The same house costs hundreds of thousands more across the loan's life depending on rate environment.

Down payments and PMI

Standard pattern:

  • 20% down — no private mortgage insurance (PMI) on conventional loans.
  • 5-19% down — pay PMI until equity reaches 20% of original purchase price.
  • 3-5% down — minimum on most conventional and FHA loans.
  • 0% down — VA loans for veterans, USDA for rural properties.

PMI typically adds 0.5-1.5% annual cost on the borrowed amount. Avoiding it through 20% down is the traditional advice but often the math favors smaller down payments and investing the difference.

Closing costs

In addition to down payment:

  • Origination fees — what the lender charges to process the loan.
  • Discount points — pay upfront to lower interest rate.
  • Appraisal — cost of professional valuation.
  • Title insurance — protects against ownership disputes.
  • Recording fees, transfer taxes — government fees.
  • Escrow setup — typically 2-3 months of taxes and insurance.

Total closing costs typically run 2-5% of the purchase price.

When to refinance

Several situations favor refinancing:

  • Rates have fallen significantly — 0.75-1%+ below current rate justifies most refinances.
  • Improved credit allows better rates than original loan.
  • Cash-out to access home equity.
  • Removing PMI once equity reaches 20%.
  • Changing terms — extending or shortening the loan.

Closing costs need to be recovered through monthly savings. The general rule: how many months to break even from monthly savings.

What 2020-2021 vs. 2024-2025 means

The "lock-in effect":

  • Borrowers who got mortgages in 2020-2021 at 2-3% rates have enormous savings vs. current rates.
  • Selling and re-buying would mean replacing low-rate mortgages with high-rate ones.
  • This has reduced housing market mobility — people stay in current homes rather than face higher payments.
  • Affects entire housing market dynamics.
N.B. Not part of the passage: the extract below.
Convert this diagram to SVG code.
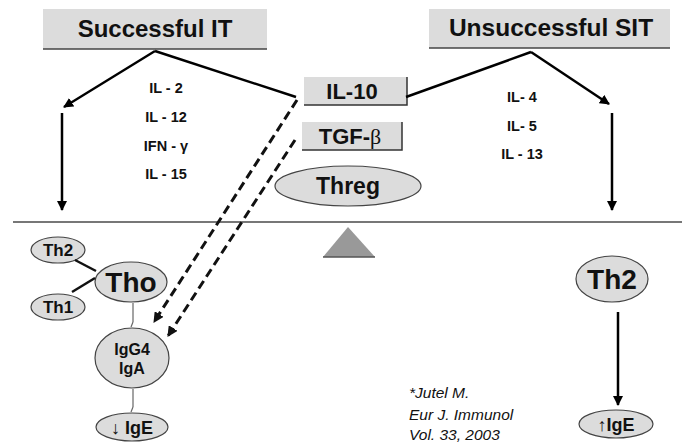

The 2020-2021 cohort has effectively been priced into their homes. This dynamic is reshaping housing inventory and pricing in ways that will play out for years.

What individuals should know

For potential homebuyers:

  • Lock in rates when conditions are favorable — 30-year fixed mortgages provide predictability.
  • Don't stretch beyond comfort. Affordability calculators are aggressive; stress-test against income disruption.
  • Watch total cost of ownership. Beyond mortgage payment, taxes, insurance, maintenance, repairs.
  • Don't time the market perfectly. Buying when needed often works better than waiting for ideal conditions.

For existing homeowners:

  • Refinance opportunities depend on your specific rate vs. market.
  • Extra principal payments save substantial interest if you have the cash flow.
  • Consider HELOCs for tapping equity if needed.

Mortgages are typically the largest financial commitment most people make. Understanding them well affects long-term financial outcomes more than most other personal-finance decisions.